Esta gravísima crisis ha coincidido con una campaña electoral en España. Cuando se amagó con la proclamación de la República catalana, Rajoy no estuvo solo al aplicar el artículo 155 de la Constitución. Pedro Sánchez, que lo apoyó por sentido de Estado, no ha sido correspondido. Pablo Casado pide aplicar la Ley de Seguridad Nacional; Albert Rivera el 155 y Santiago Abascal decretar el estado de excepción. Como remate, Pablo Iglesias resucita el referéndum de autodeterminación. Por suerte no está en el Gobierno, porque peor sería decir eso desde la vicepresidencia.

¿A qué espera Sánchez?, se machaca en los medios. ¿A que llegue el muerto soñado por algunos? Espera a que se consume la quiebra del gobierno de la Generalitat y a que Torra dimita, o convoque elecciones. Confía en que haya una reacción de la sociedad catalana, incluido el independentismo, que el viernes se manifestó pacíficamente en Barcelona -impresionante afluencia, organización y orden- pero no se indigna demasiado ante la destrucción, noche a noche, de la ciudad. Han comprado, con la tradicional ingenuidad, que estos desmanes son cosa de «infiltrados». Pues no. Actúan unos quinientos antisistema violentos, de toda Europa, que con total imprudencia se permitió asentar en Barcelona ya desde los tiempos del último gobierno tripartito. Pero la violencia está protagonizada también por jóvenes independentistas, muchos de ellos menores de edad. El periodista de La Vanguardia Francesc Bracero, que caminó toda una noche entre los grupos incendiarios oyendo conversaciones, ha escrito con rotundidad a Quim Torra: «Estos vándalos son de los suyos. Nada de infiltrados, ni provocadores». «Que cada cual asuma sus vándalos», tituló. Son demasiados años de adoctrinamiento y de escuchar a líderes «saltándose normas y haciendo declaraciones de desobediencia».

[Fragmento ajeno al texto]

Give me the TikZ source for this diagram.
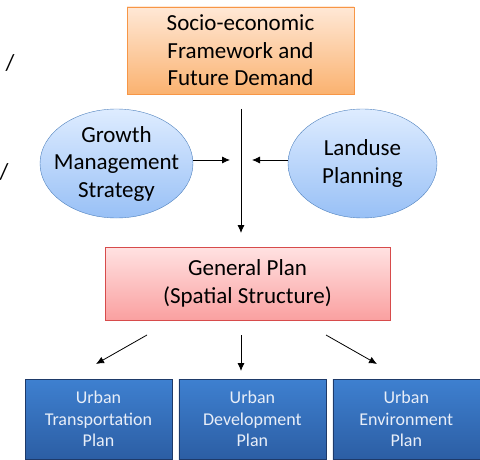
\documentclass[tikz,border=0pt]{standalone}
\usepackage{fontspec}
\setmainfont{Carlito}
\usetikzlibrary{positioning}
\usetikzlibrary{shapes.geometric}
\usetikzlibrary{arrows.meta}
\definecolor{orgtop}{RGB}{255,232,214}
\definecolor{orgbot}{RGB}{250,178,112}
\definecolor{orgline}{RGB}{247,150,70}
\definecolor{elltop}{RGB}{222,236,255}
\definecolor{ellbot}{RGB}{152,192,246}
\definecolor{ellline}{RGB}{79,129,189}
\definecolor{pnktop}{RGB}{255,226,226}
\definecolor{pnkbot}{RGB}{250,160,160}
\definecolor{pnkline}{RGB}{215,75,75}
\definecolor{bluetop}{RGB}{62,128,208}
\definecolor{bluebot}{RGB}{44,94,164}
\definecolor{blueline}{RGB}{30,58,105}
\definecolor{bluetext}{RGB}{232,238,248}
\newcommand{\bigtxt}{\fontsize{23}{27.5}\selectfont}
\newcommand{\smalltxt}{\fontsize{18}{21.7}\selectfont}
\tikzstyle{sebox}=[draw=orgline,top color=orgtop,bottom color=orgbot,minimum width=227pt,minimum height=87pt,align=center,font=\bigtxt]
\tikzstyle{ell}=[ellipse,draw=ellline,top color=elltop,bottom color=ellbot,minimum height=109pt,align=center,font=\bigtxt,inner ysep=0pt,inner xsep=-10pt]
\tikzstyle{gpbox}=[draw=pnkline,top color=pnktop,bottom color=pnkbot,minimum width=285pt,minimum height=73pt,align=center,font=\bigtxt]
\tikzstyle{upbox}=[draw=blueline,top color=bluetop,bottom color=bluebot,minimum width=147pt,minimum height=80pt,align=center,text=bluetext,font=\smalltxt,inner sep=0pt]
\tikzstyle{arr}=[-{Latex[length=8pt,width=7pt]},line width=0.8pt]

\begin{document}
\begin{tikzpicture}[x=1pt,y=-1pt]
  \useasboundingbox (0,0) rectangle (480,460);
  % stray marks at the left edge
  \node [font=\bigtxt] (slasha) at (10,63) {/};
  \node [font=\bigtxt,inner sep=0pt] (slashb) at (4,172) {/};
  % upper part
  \node [sebox] (socio) at (240.5,50.5) {Socio-economic\\Framework and\\Future Demand};
  \node [ell,minimum width=153pt] (growth) at (116.5,163.5) {Growth\\Management\\Strategy};
  \node [ell,minimum width=149pt] (landuse) at (362.5,163.5) {Landuse\\Planning};
  \coordinate (jtop) at (241,109);
  \coordinate (jbot) at (241,233);
  \coordinate (jl) at (230,160);
  \coordinate (jr) at (252,160);
  \draw [arr] (jtop) -- (jbot);
  \draw [arr] (growth.east |- jl) -- (jl);
  \draw [arr] (landuse.west |- jr) -- (jr);
  % general plan
  \node [gpbox] (general) at (247.5,283.5) {General Plan\\(Spatial Structure)};
  % plans
  \node [upbox] (trans) at (98.5,419) {Urban\\Transportation\\Plan};
  \node [upbox] (devel) [right=6.5pt of trans] {Urban\\Development\\Plan};
  \node [upbox] (envir) [right=6.5pt of devel] {Urban\\Environment\\Plan};
  \coordinate (ta) at (147,335);
  \coordinate (tb) at (96,364);
  \coordinate (da) at (241,335);
  \coordinate (db) at (241,371);
  \coordinate (ea) at (326,335);
  \coordinate (eb) at (377,364);
  \draw [arr] (ta) -- (tb);
  \draw [arr] (da) -- (db);
  \draw [arr] (ea) -- (eb);
\end{tikzpicture}
\end{document}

¿Y qué hacen los servicios secretos policiales? Pues, de momento, evitar la llegada de trescientos agitadores antisistema, ansiosos de la adrenalina del riesgo y expertos en lucha urbana, que al olor del conflicto, ya viajaban desde Italia, Francia, Alemania o Grecia. ¿Y qué más? Identificar y acumular pruebas. No descarten una ola detenciones en horas. Hay que actuar ya con decisión y desactivar esa bomba que castiga la convivencia. Sánchez debe medir bien la espera, o se abrasará en las urnas.

Cataluña se ha convertido, además, en un campo de batalla de noticias falsas. favorecedoras de la excitación popular. El excelente trabajo de Maldito Bulo -búsquenlo en Twitter- ha desmontado ya más de 30 calumnias y alarmas, como que Madrid habría enviado legionarios a Barcelona en coches discretos; o demostrando que una foto de supuestos policías infiltrados en las manifestaciones del Procés es de hace 5 años.

Huérfanos de liderazgo político, los ciudadanos toman iniciativas. Cristina, una farmacéutica catalana, ha colgado lazos blancos en su balcón para pedir que esto pare. Que cada uno exhiba el lazo que quiera pero, al lado, el lazo blanco de la paz. Nos queda la sociedad civil.